4.      God pours out his love into our hearts:

5 and hope does not put us to shame, because God’s love has been poured into our hearts through the Holy Spirit who has been given to us. Romans 5:5 (ESV)

5.      Christ will dwell in our hearts:

14 For this reason I bow my knees before the Father, 15 from whom every family in heaven and on earth is named, 16 that according to the riches of his glory he may grant you to be strengthened with power through his Spirit in your inner being, 17 so that Christ may dwell in your hearts through faith—that you, being rooted and grounded in love, 18 may have strength to comprehend with all the saints what is the breadth and length and height and depth, 19 and to know the love of Christ that surpasses knowledge, that you may be filled with all the fullness of God. Ephesians 3:14–19 (ESV)

6.      We are in the process of being renewed in that we have been rescued from our previous “hardness of heart” and “deceitful desires”:

17 Now this I say and testify in the Lord, that you must no longer walk as the Gentiles do, in the futility of their minds.[24] 18 They are darkened in their understanding, alienated from the life of God because of the ignorance that is in them, due to their hardness of heart. 19 They have become callous and have given themselves up to sensuality, greedy to practice every kind of impurity. 20 But that is not the way you learned Christ!— 21 assuming that you have heard about him and were taught in him, as the truth is in Jesus, 22 to put off your old self, which belongs to your former manner of life and is corrupt through deceitful desires, 23 and to be renewed in the spirit of your minds, 24 and to put on the new self, created after the likeness of God in true righteousness and holiness. Ephesians 4:17–24 (ESV)[25]

7.      The renovation of the heart/mind (Romans 12:2; Ephesians 4:23) is the current process of transformation:

10 and have put on the new self, which is being renewed in knowledge after the image of its creator. Colossians 3:10 (ESV)

This process of renewing our mind will be seen in future lessons.[26]

8. It is God who brings forth the transformation of the heart:

Psalm 51:7–10 (ESV)

7  Purge me with hyssop, and I shall be clean;

wash me, and I shall be whiter than snow.

8  Let me hear joy and gladness;

let the bones that you have broken rejoice.

9  Hide your face from my sins,

and blot out all my iniquities.

10  Create in me a clean heart, O God,

and renew a right spirit within me.

 

9. The human being brings to God a broken heart:

a. Psalm 51:16–17 (ESV)

16  For you will not delight in sacrifice, or I would give it;

you will not be pleased with a burnt offering.

17  The sacrifices of God are a broken spirit;

a broken and contrite heart, O God, you will not despise.

 

b.

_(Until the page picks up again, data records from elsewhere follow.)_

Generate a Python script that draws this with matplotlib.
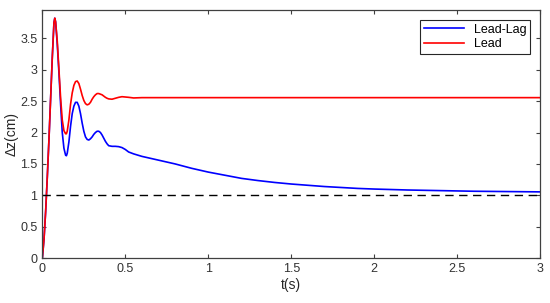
import numpy as np
import matplotlib
matplotlib.use('Agg')
from matplotlib import pyplot as plt
from matplotlib.ticker import FuncFormatter

# time axis (s)
t = [0, 0.01, 0.02, 0.03, 0.04, 0.05, 0.06, 0.07, 0.075, 0.08,
     0.09, 0.10, 0.11, 0.12, 0.13, 0.14, 0.145, 0.15, 0.16, 0.17,
     0.18, 0.19, 0.20, 0.21, 0.22, 0.23, 0.24, 0.25, 0.26, 0.27,
     0.28, 0.29, 0.30, 0.31, 0.32, 0.33, 0.34, 0.35, 0.36, 0.37,
     0.38, 0.39, 0.40, 0.42, 0.44, 0.46, 0.48, 0.50, 0.52, 0.55,
     0.60, 0.70, 0.80, 0.90, 1.0, 1.1, 1.2, 1.3, 1.4, 1.5,
     1.6, 1.7, 1.8, 1.9, 2.0, 2.2, 2.4, 2.6, 2.8, 3.0]

lead_lag = [0, 0.3, 0.75, 1.3, 1.9, 2.55, 3.2, 3.75, 3.82, 3.76,
            3.4, 2.95, 2.45, 2.0, 1.75, 1.64, 1.63, 1.67, 1.85, 2.1,
            2.3, 2.42, 2.48, 2.48, 2.42, 2.3, 2.15, 2.02, 1.93, 1.89,
            1.88, 1.9, 1.93, 1.97, 2.0, 2.02, 2.02, 2.0, 1.96, 1.91,
            1.86, 1.82, 1.79, 1.78, 1.78, 1.775, 1.76, 1.73, 1.69, 1.66,
            1.62, 1.56, 1.5, 1.43, 1.37, 1.32, 1.27, 1.235, 1.205, 1.18,
            1.16, 1.14, 1.125, 1.11, 1.10, 1.085, 1.075, 1.065, 1.06, 1.055]

lead = [0, 0.3, 0.75, 1.3, 1.9, 2.55, 3.2, 3.75, 3.82, 3.76,
        3.45, 3.0, 2.55, 2.2, 2.03, 1.98, 1.98, 2.02, 2.2, 2.45,
        2.63, 2.75, 2.81, 2.82, 2.78, 2.69, 2.59, 2.51, 2.46, 2.44,
        2.45, 2.48, 2.53, 2.57, 2.6, 2.62, 2.62, 2.61, 2.6, 2.58,
        2.56, 2.545, 2.535, 2.53, 2.545, 2.56, 2.57, 2.565, 2.56, 2.55,
        2.555, 2.555, 2.555, 2.555, 2.555, 2.555, 2.555, 2.555, 2.555, 2.555,
        2.555, 2.555, 2.555, 2.555, 2.555, 2.555, 2.555, 2.555, 2.555, 2.555]

reference = 1.0

plt.rcParams['font.family'] = ['Liberation Sans', 'DejaVu Sans']

fig = plt.figure(figsize=(5.5, 3.03), dpi=100)
ax = fig.add_axes([0.077, 0.148, 0.905, 0.819])

ax.plot(t, lead_lag, color='#0000ff', lw=1.2, label='Lead-Lag')
ax.plot(t, lead, color='#ff0000', lw=1.2, label='Lead')
ax.axhline(reference, color='black', lw=1.0, dashes=(6, 4))

ax.set_xlim(0, 3)
ax.set_ylim(0, 3.95)
ax.set_xticks(np.arange(0, 3.01, 0.5))
ax.set_yticks(np.arange(0, 3.51, 0.5))
fmt = FuncFormatter(lambda v, p: '%g' % v)
ax.xaxis.set_major_formatter(fmt)
ax.yaxis.set_major_formatter(fmt)
ax.tick_params(direction='in', top=True, right=True, length=3,
               labelsize=9, colors='#404040', labelcolor='#333333')
for s in ax.spines.values():
    s.set_color('#404040')
    s.set_linewidth(0.9)

ax.set_xlabel('t(s)', fontsize=10, color='#262626', labelpad=2)
ax.set_ylabel('\u0394z(cm)', fontsize=10, color='#262626', labelpad=1)

leg = ax.legend(loc='upper right', fontsize=9, fancybox=False,
                framealpha=1, edgecolor='#262626', handlelength=3.2,
                borderpad=0.3, labelspacing=0.2, borderaxespad=0.8)
leg.get_frame().set_linewidth(0.8)

fig.savefig('out.png', dpi=100)
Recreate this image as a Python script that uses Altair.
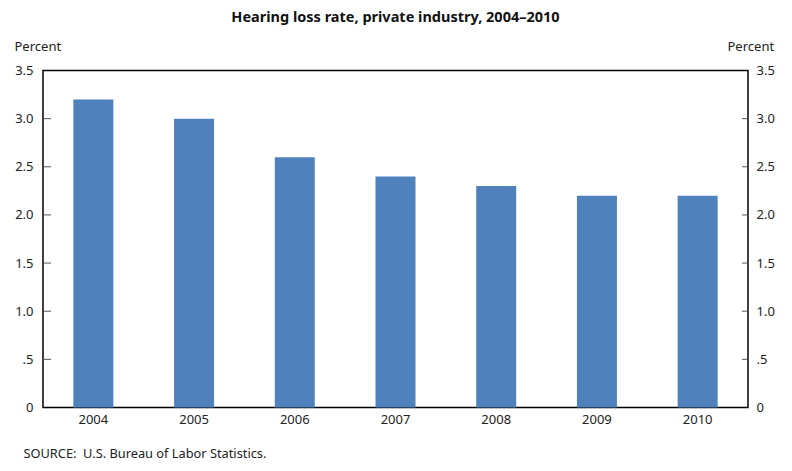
import altair as alt
import pandas as pd

years = ["2004", "2005", "2006", "2007", "2008", "2009", "2010"]
rates = [3.2, 3.0, 2.6, 2.4, 2.3, 2.2, 2.2]
tick_values = [0.5, 1.0, 1.5, 2.0, 2.5, 3.0]
axis_values = [0, 0.5, 1, 1.5, 2, 2.5, 3, 3.5]

df = pd.DataFrame({"year": years, "rate": rates})
ticks = pd.DataFrame({"v": tick_values})

FONT = "Noto Sans"
W, H = 705, 337
label_expr = "datum.value == 0 ? '0' : (datum.value < 1 ? '.' + format(datum.value * 10, 'd') : format(datum.value, '.1f'))"
yscale = alt.Scale(domain=[0, 3.5], nice=False, zero=True)

left_axis = alt.Axis(title="Percent", titleAngle=0, titleAlign="left", titleBaseline="alphabetic",
                     titleX=-29, titleY=-20, titleFontWeight="normal", titleFontSize=13,
                     titleFont=FONT, titleColor="#222",
                     values=axis_values, labelExpr=label_expr,
                     labelFontSize=13, labelFont=FONT, labelColor="#222", labelPadding=10,
                     ticks=False, domain=False, grid=False)

bars = alt.Chart(df).mark_bar(color="#4f81bd", width=40).encode(
    x=alt.X("year:N", sort=years, scale=alt.Scale(paddingInner=0.6, paddingOuter=0.3),
            axis=alt.Axis(title="SOURCE:\u00a0 U.S. Bureau of Labor Statistics.", titleAnchor="start",
                          titleAlign="left", titleBaseline="alphabetic", titleX=-20, titleY=50,
                          titleFontWeight="normal", titleFontSize=12.8, titleFont=FONT, titleColor="#222",
                          labelAngle=0, labelFontSize=13, labelFont=FONT, labelColor="#222",
                          labelPadding=6, ticks=False, domain=False)),
    y=alt.Y("rate:Q", scale=yscale, axis=left_axis),
)

left_ticks = alt.Chart(ticks).mark_rule(color="#555", strokeWidth=1).encode(
    y=alt.Y("v:Q", scale=yscale, axis=left_axis),
    x=alt.value(0), x2=alt.value(8),
)

right_ticks = alt.Chart(ticks).mark_rule(color="#555", strokeWidth=1).encode(
    y=alt.Y("v:Q", scale=yscale,
            axis=alt.Axis(orient="right", title="Percent", titleAngle=0, titleAlign="left",
                          titleBaseline="alphabetic", titleX=-21, titleY=-20,
                          titleFontWeight="normal", titleFontSize=13, titleFont=FONT, titleColor="#222",
                          values=axis_values, labelExpr=label_expr,
                          labelFontSize=13, labelFont=FONT, labelColor="#222", labelPadding=8,
                          ticks=False, domain=False, grid=False)),
    x=alt.value(W - 6), x2=alt.value(W),
)

chart = alt.layer(alt.layer(bars, left_ticks), right_ticks).resolve_scale(y="independent").properties(
    width=W, height=H,
    background="white",
    title=alt.TitleParams("Hearing loss rate, private industry, 2004–2010", font=FONT, fontSize=14.5,
                          fontWeight="bold", color="#111", anchor="middle", offset=15),
    autosize=alt.AutoSizeParams(type="none"),
    padding={"left": 35, "top": 62.5, "right": 36, "bottom": 58},
).configure_view(stroke="#000", strokeWidth=1.5)

chart.save("out.html", embed_options={"renderer": "svg", "actions": False})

Calvin explains of this verse:

I might observe, that David is not speaking at this time of the meritorious condition by which pardon is procured, but, on the contrary, asserting our absolute destitution of merit by enjoining humiliation and contrition of spirit, in opposition to everything like an attempt to render a compensation to God. The man of broken spirit is one who has been emptied of all vain-glorious confidence, and brought to acknowledge that he is nothing. The contrite heart abjures the idea of merit, and has no dealings with God upon the principle of exchange. Is it objected, that faith is a more excellent sacrifice that that which is here commended by the Psalmist, and of greater efficacy in procuring the Divine favor, as it presents to the view of God that Savior who is the true and only propitiation? I would observe, that faith cannot be separated from the humility of which David speaks. This is such a humility as is altogether unknown to the wicked. They may tremble in the presence of God, and the obstinacy and rebellion of their hearts may be partially restrained, but they still retain some remainders of inward pride. Where the spirit has been broken, on the other hand, and the heart has become contrite, through a felt sense of the anger of the Lord, a man is brought to genuine fear and self-loathing, with a deep conviction that of himself he can do or deserve nothing, and must be indebted unconditionally for salvation to Divine mercy. That this should be represented by David as constituting all which God desires in the shape of sacrifice, need not excite our surprise. He does not exclude faith, he does not condescend upon any nice division of true penitence into its several parts, but asserts in general, that the only way of obtaining the favor of God is by prostrating ourselves with a wounded heart at the feet of his Divine mercy, and supplicating his grace with ingenuous confessions of our own helplessness.[27]

 

C.   Keeping the heart. Since the heart controls the life, one must take care to protect the heart.  Hence, the command in Proverb 3:25 (ESV), “Keep your heart with all vigilance, for from it flow the springs of life.”

 

O God, Who, the more we hide our sins, the more bringest them into open day; Who out of doubt dost bring certainty, out of error, truth; visit us with the dew of Thy mercy: so putting out all our misdeeds, as to make us a new heart by the infusion of Thy Holy Ghost, to the end that we, rejoicing in such an indweller, may have our mouth opened for the declaration of Thy praise. Amen. Through[28]

 

 


[1]Timothy S. Lane, Paul David Tripp, How People Change, 195.

 

[2]Michael Fox, Proverbs 1‑9 (New York: Doubleday, 2000), 109.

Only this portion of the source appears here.